1. Jose Quintana had easily his best outing of the year, striking out seven of the first nine batters he faced, finishing the day with ten overall. Although technically one of the two runs he allowed was unearned, it was unearned because he threw two wild pitches to set it up. Still, after his uncharacteristically rough start to the season, Quintana annihilating a contact-based lineup and looking like his old self was a welcome sight.
2. Avisail Garcia hit another home run, and although his overall line is drifting back toward reality as his BABIP gradually trends further away from .500, his OPS still sits a touch above 1.000 with 20 games played. Again, it’s quite early, and there are reasons to be concerned, but at a group interview in New York last Tuesday, Rick Hahn discussed how Avisail had lost 15 lbs. during the offseason, which Avisail felt improved his mobility across his upper body.
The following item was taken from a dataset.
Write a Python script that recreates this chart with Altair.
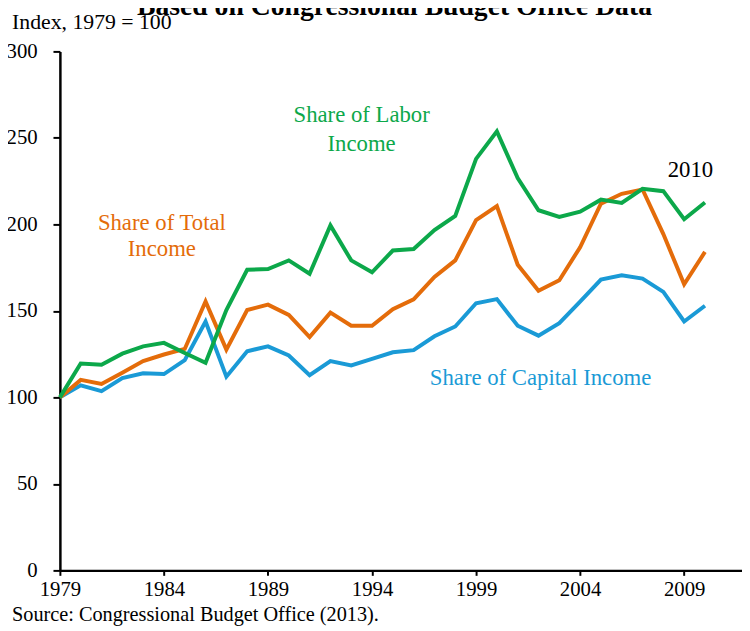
import altair as alt
import pandas as pd

years = list(range(1979, 2011))
labor = [100, 119.6, 118.9, 125.3, 129.5, 131.5, 125.7, 120.0, 150.5, 173.8, 174.2, 179.2, 171.5, 199.4, 179.2, 172.3,
         184.9, 185.8, 196.7, 204.9, 237.9, 253.8, 226.8, 208.2, 204.3, 207.4, 214.3, 212.4, 220.6, 219.2, 203.0, 212.7]
total = [100, 110.1, 107.8, 114.3, 121.0, 124.8, 128.0, 155.5, 127.6, 150.5, 153.6, 147.7, 134.9, 149.0, 141.4, 141.4,
         151.0, 156.7, 169.6, 179.2, 202.5, 210.6, 176.7, 161.6, 167.7, 186.8, 212.0, 217.7, 220.2, 194.4, 165.4, 184.1]
capital = [100, 107.0, 103.6, 111.2, 113.9, 113.5, 121.5, 143.9, 112.0, 126.7, 129.5, 124.2, 112.8, 121.0, 118.5, 122.3,
           126.1, 127.3, 135.3, 141.0, 154.4, 156.8, 141.4, 135.7, 142.9, 155.3, 168.1, 170.6, 168.7, 161.0, 143.9, 153.0]

series_names = ["Share of Capital Income", "Share of Total Income", "Share of Labor Income"]
series_colors = ["#1A9AD6", "#E46C0A", "#0CA84A"]

x_ticks = [1979, 1984, 1989, 1994, 1999, 2004, 2009]
y_ticks = [0, 50, 100, 150, 200, 250, 300]

# annotation texts and their anchor positions (in data units)
ann_text = ["Share of Labor", "Income", "Share of Total", "Income", "Share of Capital Income", "2010"]
ann_year = [1993.5, 1993.5, 1983.9, 1983.9, 2002.1, 2009.3]
ann_value = [263.0, 246.5, 201.0, 185.9, 111.3, 231.2]
ann_color = ["#0CA84A", "#0CA84A", "#E46C0A", "#E46C0A", "#1A9AD6", "#000000"]

rows = []
for name, vals in zip(series_names, [capital, total, labor]):
    for yr, v in zip(years, vals):
        rows.append({"year": yr, "value": v, "series": name})
df = pd.DataFrame(rows)

ann = pd.DataFrame({"year": ann_year, "value": ann_value, "text": ann_text, "color": ann_color})
side = pd.DataFrame({"year": [1976.7, 1976.7], "value": [316.7, -26.1],
                     "text": ["Index, 1979 = 100", "Source: Congressional Budget Office (2013)."],
                     "size": [22, 20.5]})
title_df = pd.DataFrame({"year": [1995.08], "value": [321.3],
                         "text": ["Based on Congressional Budget Office Data"]})

FONT = "Liberation Serif"
x_scale = alt.Scale(domain=[1979, 2011.78], nice=False, zero=False)
y_scale = alt.Scale(domain=[0, 300], nice=False)

lines = alt.Chart(df).mark_line(strokeWidth=4).encode(
    x=alt.X("year:Q", scale=x_scale,
            axis=alt.Axis(values=x_ticks, format="d", title=None, grid=False, tickSize=5,
                          labelPadding=3, labelFlush=False, labelOverlap=False)),
    y=alt.Y("value:Q", scale=y_scale,
            axis=alt.Axis(values=y_ticks, title=None, grid=False, tickSize=7, labelPadding=16)),
    color=alt.Color("series:N", scale=alt.Scale(domain=series_names, range=series_colors), legend=None),
    detail="series:N",
)

labels = alt.Chart(ann).mark_text(font=FONT, fontSize=23, align="center", baseline="middle").encode(
    x=alt.X("year:Q", scale=x_scale),
    y=alt.Y("value:Q", scale=y_scale),
    text="text:N",
    color=alt.Color("color:N", scale=None),
)

side_text = alt.Chart(side).mark_text(font=FONT, align="left", baseline="middle", color="black").encode(
    x=alt.X("year:Q", scale=x_scale),
    y=alt.Y("value:Q", scale=y_scale),
    text="text:N",
    size=alt.Size("size:Q", scale=None),
)

title_text = alt.Chart(title_df).mark_text(font=FONT, fontSize=28, fontWeight="bold", align="center",
                                           baseline="alphabetic", color="black").encode(
    x=alt.X("year:Q", scale=x_scale),
    y=alt.Y("value:Q", scale=y_scale),
    text="text:N",
)

chart = alt.layer(lines, labels, side_text, title_text).properties(
    width=690,
    height=525,
    autosize=alt.AutoSizeParams(type="none"),
    padding={"left": 52.5, "top": 40.3, "right": 0, "bottom": 58},
).configure_view(stroke=None).configure_axis(
    labelFont=FONT, labelFontSize=21, labelColor="black",
    domainColor="black", domainWidth=2.5, tickColor="black", tickWidth=2,
)

chart.save("out.html", embed_options={"renderer": "svg", "actions": False})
We’ve also seen that he has returned to legging out infield singles — nearly adding another yesterday — and his infield hit percentage sits at 11.5, his career best, although not necessarily out of line with the 10.8 percent he managed in 2015.
Garcia may be able to supplement his line with infield hits, and make more loud contact and turn into something resembling an average major leaguer instead of the tantalizing yet tragic anchor he’d been around the neck of the team in previous years.
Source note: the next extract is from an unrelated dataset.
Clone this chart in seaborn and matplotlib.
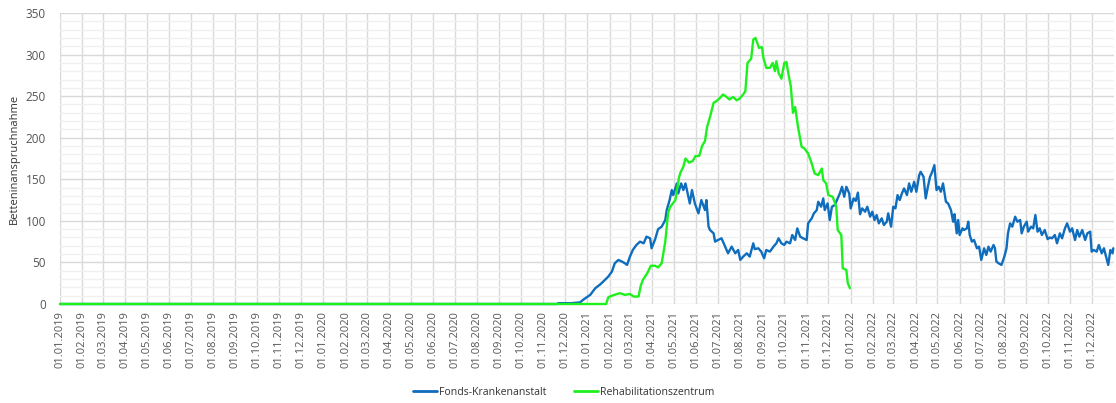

3. My jinx hasn’t fully sunk in yet, as the bullpen made yet another strong showing in Wednesday night’s victory. Dan Jennings, Tommy Kahnle, Nate Jones, and David Robertson combined for three more scoreless innings, striking out three and walking none. Kahnle bailed Jennings out of a jam with an exclamation point, as with two on and the go-ahead run at the plate in the form of Salvador Perez, Kahnle blasted an easy 100-mph fastball off the outside corner past Perez’s bat to end the threat.
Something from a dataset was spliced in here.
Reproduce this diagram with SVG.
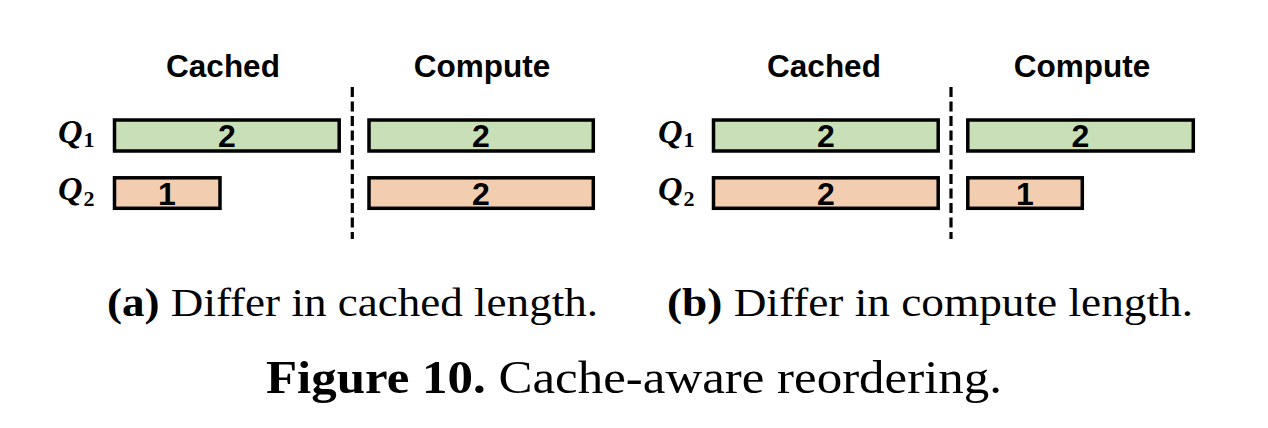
<svg xmlns="http://www.w3.org/2000/svg" width="1268" height="428" viewBox="0 0 1268 428">
<style>
.g{fill:#C9DFB7;stroke:#000;stroke-width:3.5}
.o{fill:#F2CDB0;stroke:#000;stroke-width:3.5}
.hd{font-family:"Liberation Sans",Arial,sans-serif;font-weight:bold;font-size:31.5px;text-anchor:middle;fill:#000}
.num{font-family:"Liberation Sans",Arial,sans-serif;font-weight:bold;font-size:32px;text-anchor:middle;fill:#000}
.q{font-family:"Liberation Serif","Times New Roman",serif;font-weight:bold;font-style:italic;font-size:34px;fill:#000}
.qs{font-family:"Liberation Serif","Times New Roman",serif;font-weight:bold;font-style:normal;font-size:22px;fill:#000}
.cap{font-family:"Liberation Serif","Times New Roman",serif;font-size:39px;fill:#000}
.fig{font-family:"Liberation Serif","Times New Roman",serif;font-size:46px;fill:#000}
.dash{stroke:#000;stroke-width:3.2;stroke-dasharray:10 4.5;fill:none}
</style>
<g id="panel-a">
  <text class="hd" x="223" y="77">Cached</text>
  <text class="hd" x="482" y="77">Compute</text>
  <g id="a-q1-label"><text class="q" x="58" y="143">Q<tspan class="qs" dx="1" dy="4">1</tspan></text></g>
  <g id="a-q2-label"><text class="q" x="58" y="200">Q<tspan class="qs" dx="1" dy="6">2</tspan></text></g>
  <g id="a-q1-cached"><rect class="g" x="114.5" y="120" width="224.7" height="31"/><text class="num" x="227" y="147">2</text></g>
  <g id="a-q2-cached"><rect class="o" x="114.5" y="177.8" width="105.5" height="30.5"/><text class="num" x="167" y="205">1</text></g>
  <g id="a-q1-compute"><rect class="g" x="369" y="120" width="224.3" height="31"/><text class="num" x="481" y="147">2</text></g>
  <g id="a-q2-compute"><rect class="o" x="369" y="177.8" width="224.3" height="30.5"/><text class="num" x="481" y="205">2</text></g>
  <text class="cap" x="107" y="316" textLength="491" lengthAdjust="spacingAndGlyphs"><tspan font-weight="bold">(a)</tspan> Differ in cached length.</text>
</g>
<g id="panel-b">
  <text class="hd" x="824" y="77">Cached</text>
  <text class="hd" x="1082" y="77">Compute</text>
  <g id="b-q1-label"><text class="q" x="658" y="143">Q<tspan class="qs" dx="1" dy="4">1</tspan></text></g>
  <g id="b-q2-label"><text class="q" x="658" y="200">Q<tspan class="qs" dx="1" dy="6">2</tspan></text></g>
  <g id="b-q1-cached"><rect class="g" x="713.5" y="120" width="224.7" height="31"/><text class="num" x="826" y="147">2</text></g>
  <g id="b-q2-cached"><rect class="o" x="713.5" y="177.8" width="224.7" height="30.5"/><text class="num" x="826" y="205">2</text></g>
  <g id="b-q1-compute"><rect class="g" x="967.8" y="120" width="225.5" height="31"/><text class="num" x="1080.5" y="147">2</text></g>
  <g id="b-q2-compute"><rect class="o" x="967.8" y="177.8" width="114.5" height="30.5"/><text class="num" x="1025" y="205">1</text></g>
  <text class="cap" x="667" y="316" textLength="526" lengthAdjust="spacingAndGlyphs"><tspan font-weight="bold">(b)</tspan> Differ in compute length.</text>
</g>
<g id="connectors">
  <line class="dash" x1="352.3" y1="87" x2="352.3" y2="239"/>
  <line class="dash" x1="951" y1="87" x2="951" y2="239"/>
</g>
<text class="fig" x="266" y="393" textLength="736" lengthAdjust="spacingAndGlyphs"><tspan font-weight="bold">Figure 10.</tspan> Cache-aware reordering.</text>
</svg>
4. I was concerned on Tuesday night when Leury Garcia appeared to hurt his back when he collided with the center field fence making a catch late in a blowout victory. If he is still feeling its ill effects he did not show it, as he joined Avisail in the Garcia Dinger Party, hitting his second of the year and stealing a base. For what it’s worth, FRAA approves of Leury’s defense in center this year, and his strikeout rate is way down, as he has gotten off to a .319/.347/.553 start this year.
I wouldn’t expect his power hitting to continue at this clip, but Leury fit the profile of an individual who had been rushed to the majors for his defensive versatility and speed, which may have disproportionately stunted his bat. Having been able to get regular playing time in Triple-A for a few years, it seems he is much more comfortable with what he is seeing out of the pitcher’s hand and he has even flashed ability against elite velocity, lining a single off of an Aroldis Chapman fastball and blasting a home run off of a Luis Severino heater in New York.
Leury may be plus in center field, plus on the base paths, and he may even be able to hit a little, and as a result, may forcibly steer his career trajectory from 25th-man afterthought to legitimate complementary piece on a good team.
5. The White Sox’ surprisingly good start has naturally led some to speculate, “Well what happens if they’re still doing well at the deadline?” Cleveland has gotten off to a middling start and nobody else in the division is particularly imposing. The White Sox also started 23-10 last year before finishing below .500, so that is worth keeping in mind. 11-9 is not 23-10.
In the unlikely event that the White Sox are still hovering around the front of the division in late July, perhaps it makes them reconsider trading their less interesting pieces like, I don’t know, Melky Cabrera, but dreams of being buyers at the deadline are immensely premature. Maybe this start should serve simply to underscore that if you don’t have any screaming deficiencies in the roster — Omar Narvaez has a .382 OBP and good framing numbers so far, the aforementioned Leury Garcia instead of a disaster in center field, etc. — that can mean just as much as having elite talent at the front of your roster.